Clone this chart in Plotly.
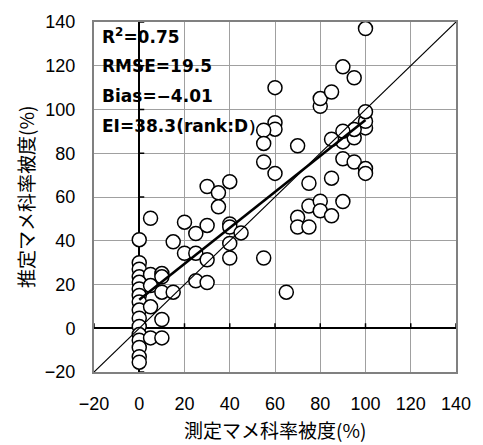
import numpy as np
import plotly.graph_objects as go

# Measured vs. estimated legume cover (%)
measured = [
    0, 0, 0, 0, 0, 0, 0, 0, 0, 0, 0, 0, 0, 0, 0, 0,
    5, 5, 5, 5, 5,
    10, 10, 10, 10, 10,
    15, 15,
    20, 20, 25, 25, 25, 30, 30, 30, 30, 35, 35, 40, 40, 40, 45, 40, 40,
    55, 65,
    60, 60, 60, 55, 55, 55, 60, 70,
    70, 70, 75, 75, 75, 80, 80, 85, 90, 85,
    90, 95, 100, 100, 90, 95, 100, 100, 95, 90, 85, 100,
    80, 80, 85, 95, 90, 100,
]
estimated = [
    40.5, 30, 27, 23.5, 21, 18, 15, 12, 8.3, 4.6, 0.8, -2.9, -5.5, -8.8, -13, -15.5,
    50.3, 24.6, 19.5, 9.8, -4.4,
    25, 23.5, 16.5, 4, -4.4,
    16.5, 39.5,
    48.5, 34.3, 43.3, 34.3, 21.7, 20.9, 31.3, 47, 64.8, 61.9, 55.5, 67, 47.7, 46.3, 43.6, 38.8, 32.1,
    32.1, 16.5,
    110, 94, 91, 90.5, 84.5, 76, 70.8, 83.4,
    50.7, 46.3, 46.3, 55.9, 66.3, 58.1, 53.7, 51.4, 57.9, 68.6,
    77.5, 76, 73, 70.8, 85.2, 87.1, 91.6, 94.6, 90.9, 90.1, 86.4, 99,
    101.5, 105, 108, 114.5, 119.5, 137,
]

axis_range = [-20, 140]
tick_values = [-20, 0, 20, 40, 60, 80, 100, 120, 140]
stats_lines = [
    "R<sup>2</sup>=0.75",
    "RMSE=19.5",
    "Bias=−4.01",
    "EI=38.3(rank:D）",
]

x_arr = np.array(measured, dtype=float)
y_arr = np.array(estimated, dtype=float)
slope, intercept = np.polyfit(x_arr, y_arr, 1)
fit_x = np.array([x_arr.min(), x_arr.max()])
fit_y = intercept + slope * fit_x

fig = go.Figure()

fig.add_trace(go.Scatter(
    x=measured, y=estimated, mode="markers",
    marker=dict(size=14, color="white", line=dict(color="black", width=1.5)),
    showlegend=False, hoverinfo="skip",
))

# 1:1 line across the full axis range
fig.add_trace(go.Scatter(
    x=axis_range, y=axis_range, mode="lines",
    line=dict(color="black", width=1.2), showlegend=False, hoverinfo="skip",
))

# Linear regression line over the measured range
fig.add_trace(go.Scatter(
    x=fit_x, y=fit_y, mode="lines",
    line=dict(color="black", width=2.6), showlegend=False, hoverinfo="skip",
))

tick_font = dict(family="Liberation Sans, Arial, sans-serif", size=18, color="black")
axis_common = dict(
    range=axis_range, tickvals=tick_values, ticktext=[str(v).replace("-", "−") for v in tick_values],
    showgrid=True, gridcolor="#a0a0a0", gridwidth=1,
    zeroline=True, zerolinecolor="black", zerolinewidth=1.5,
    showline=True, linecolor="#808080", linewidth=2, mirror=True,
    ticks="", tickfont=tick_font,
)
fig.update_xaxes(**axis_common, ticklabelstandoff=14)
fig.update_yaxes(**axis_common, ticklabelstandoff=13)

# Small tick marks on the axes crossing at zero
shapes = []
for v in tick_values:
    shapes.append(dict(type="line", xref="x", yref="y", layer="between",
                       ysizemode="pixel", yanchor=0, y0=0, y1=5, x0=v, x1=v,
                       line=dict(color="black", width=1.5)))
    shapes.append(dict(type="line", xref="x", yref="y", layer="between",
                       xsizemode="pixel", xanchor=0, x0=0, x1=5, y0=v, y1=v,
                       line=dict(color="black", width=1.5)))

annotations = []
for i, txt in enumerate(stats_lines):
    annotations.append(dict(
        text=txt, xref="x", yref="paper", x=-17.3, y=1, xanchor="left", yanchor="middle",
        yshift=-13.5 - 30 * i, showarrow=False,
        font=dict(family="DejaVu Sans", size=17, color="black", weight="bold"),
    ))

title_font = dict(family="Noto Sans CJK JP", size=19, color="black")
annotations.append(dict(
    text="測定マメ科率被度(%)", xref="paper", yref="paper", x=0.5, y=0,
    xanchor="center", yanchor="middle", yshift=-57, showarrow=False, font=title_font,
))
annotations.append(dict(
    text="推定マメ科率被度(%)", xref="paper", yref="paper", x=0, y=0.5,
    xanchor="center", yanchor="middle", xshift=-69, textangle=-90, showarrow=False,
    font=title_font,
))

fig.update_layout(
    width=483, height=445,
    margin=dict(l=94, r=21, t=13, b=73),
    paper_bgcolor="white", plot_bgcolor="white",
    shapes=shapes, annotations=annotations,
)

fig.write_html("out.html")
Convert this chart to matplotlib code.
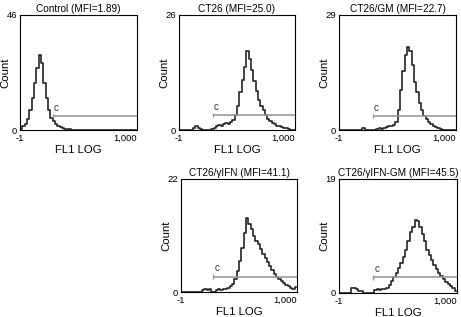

═══

§ INSTRUCTIONS TO FOLLOW
Reproduce each record above by retyping it exactly; omit all images.

§ FINAL RESULT
Clone this chart in Plotly.
import numpy as np
import plotly.graph_objects as go

# Measured vs. estimated legume cover (%)
measured = [
    0, 0, 0, 0, 0, 0, 0, 0, 0, 0, 0, 0, 0, 0, 0, 0,
    5, 5, 5, 5, 5,
    10, 10, 10, 10, 10,
    15, 15,
    20, 20, 25, 25, 25, 30, 30, 30, 30, 35, 35, 40, 40, 40, 45, 40, 40,
    55, 65,
    60, 60, 60, 55, 55, 55, 60, 70,
    70, 70, 75, 75, 75, 80, 80, 85, 90, 85,
    90, 95, 100, 100, 90, 95, 100, 100, 95, 90, 85, 100,
    80, 80, 85, 95, 90, 100,
]
estimated = [
    40.5, 30, 27, 23.5, 21, 18, 15, 12, 8.3, 4.6, 0.8, -2.9, -5.5, -8.8, -13, -15.5,
    50.3, 24.6, 19.5, 9.8, -4.4,
    25, 23.5, 16.5, 4, -4.4,
    16.5, 39.5,
    48.5, 34.3, 43.3, 34.3, 21.7, 20.9, 31.3, 47, 64.8, 61.9, 55.5, 67, 47.7, 46.3, 43.6, 38.8, 32.1,
    32.1, 16.5,
    110, 94, 91, 90.5, 84.5, 76, 70.8, 83.4,
    50.7, 46.3, 46.3, 55.9, 66.3, 58.1, 53.7, 51.4, 57.9, 68.6,
    77.5, 76, 73, 70.8, 85.2, 87.1, 91.6, 94.6, 90.9, 90.1, 86.4, 99,
    101.5, 105, 108, 114.5, 119.5, 137,
]

axis_range = [-20, 140]
tick_values = [-20, 0, 20, 40, 60, 80, 100, 120, 140]
stats_lines = [
    "R<sup>2</sup>=0.75",
    "RMSE=19.5",
    "Bias=−4.01",
    "EI=38.3(rank:D）",
]

x_arr = np.array(measured, dtype=float)
y_arr = np.array(estimated, dtype=float)
slope, intercept = np.polyfit(x_arr, y_arr, 1)
fit_x = np.array([x_arr.min(), x_arr.max()])
fit_y = intercept + slope * fit_x

fig = go.Figure()

fig.add_trace(go.Scatter(
    x=measured, y=estimated, mode="markers",
    marker=dict(size=14, color="white", line=dict(color="black", width=1.5)),
    showlegend=False, hoverinfo="skip",
))

# 1:1 line across the full axis range
fig.add_trace(go.Scatter(
    x=axis_range, y=axis_range, mode="lines",
    line=dict(color="black", width=1.2), showlegend=False, hoverinfo="skip",
))

# Linear regression line over the measured range
fig.add_trace(go.Scatter(
    x=fit_x, y=fit_y, mode="lines",
    line=dict(color="black", width=2.6), showlegend=False, hoverinfo="skip",
))

tick_font = dict(family="Liberation Sans, Arial, sans-serif", size=18, color="black")
axis_common = dict(
    range=axis_range, tickvals=tick_values, ticktext=[str(v).replace("-", "−") for v in tick_values],
    showgrid=True, gridcolor="#a0a0a0", gridwidth=1,
    zeroline=True, zerolinecolor="black", zerolinewidth=1.5,
    showline=True, linecolor="#808080", linewidth=2, mirror=True,
    ticks="", tickfont=tick_font,
)
fig.update_xaxes(**axis_common, ticklabelstandoff=14)
fig.update_yaxes(**axis_common, ticklabelstandoff=13)

# Small tick marks on the axes crossing at zero
shapes = []
for v in tick_values:
    shapes.append(dict(type="line", xref="x", yref="y", layer="between",
                       ysizemode="pixel", yanchor=0, y0=0, y1=5, x0=v, x1=v,
                       line=dict(color="black", width=1.5)))
    shapes.append(dict(type="line", xref="x", yref="y", layer="between",
                       xsizemode="pixel", xanchor=0, x0=0, x1=5, y0=v, y1=v,
                       line=dict(color="black", width=1.5)))

annotations = []
for i, txt in enumerate(stats_lines):
    annotations.append(dict(
        text=txt, xref="x", yref="paper", x=-17.3, y=1, xanchor="left", yanchor="middle",
        yshift=-13.5 - 30 * i, showarrow=False,
        font=dict(family="DejaVu Sans", size=17, color="black", weight="bold"),
    ))

title_font = dict(family="Noto Sans CJK JP", size=19, color="black")
annotations.append(dict(
    text="測定マメ科率被度(%)", xref="paper", yref="paper", x=0.5, y=0,
    xanchor="center", yanchor="middle", yshift=-57, showarrow=False, font=title_font,
))
annotations.append(dict(
    text="推定マメ科率被度(%)", xref="paper", yref="paper", x=0, y=0.5,
    xanchor="center", yanchor="middle", xshift=-69, textangle=-90, showarrow=False,
    font=title_font,
))

fig.update_layout(
    width=483, height=445,
    margin=dict(l=94, r=21, t=13, b=73),
    paper_bgcolor="white", plot_bgcolor="white",
    shapes=shapes, annotations=annotations,
)

fig.write_html("out.html")
Convert this chart to matplotlib code.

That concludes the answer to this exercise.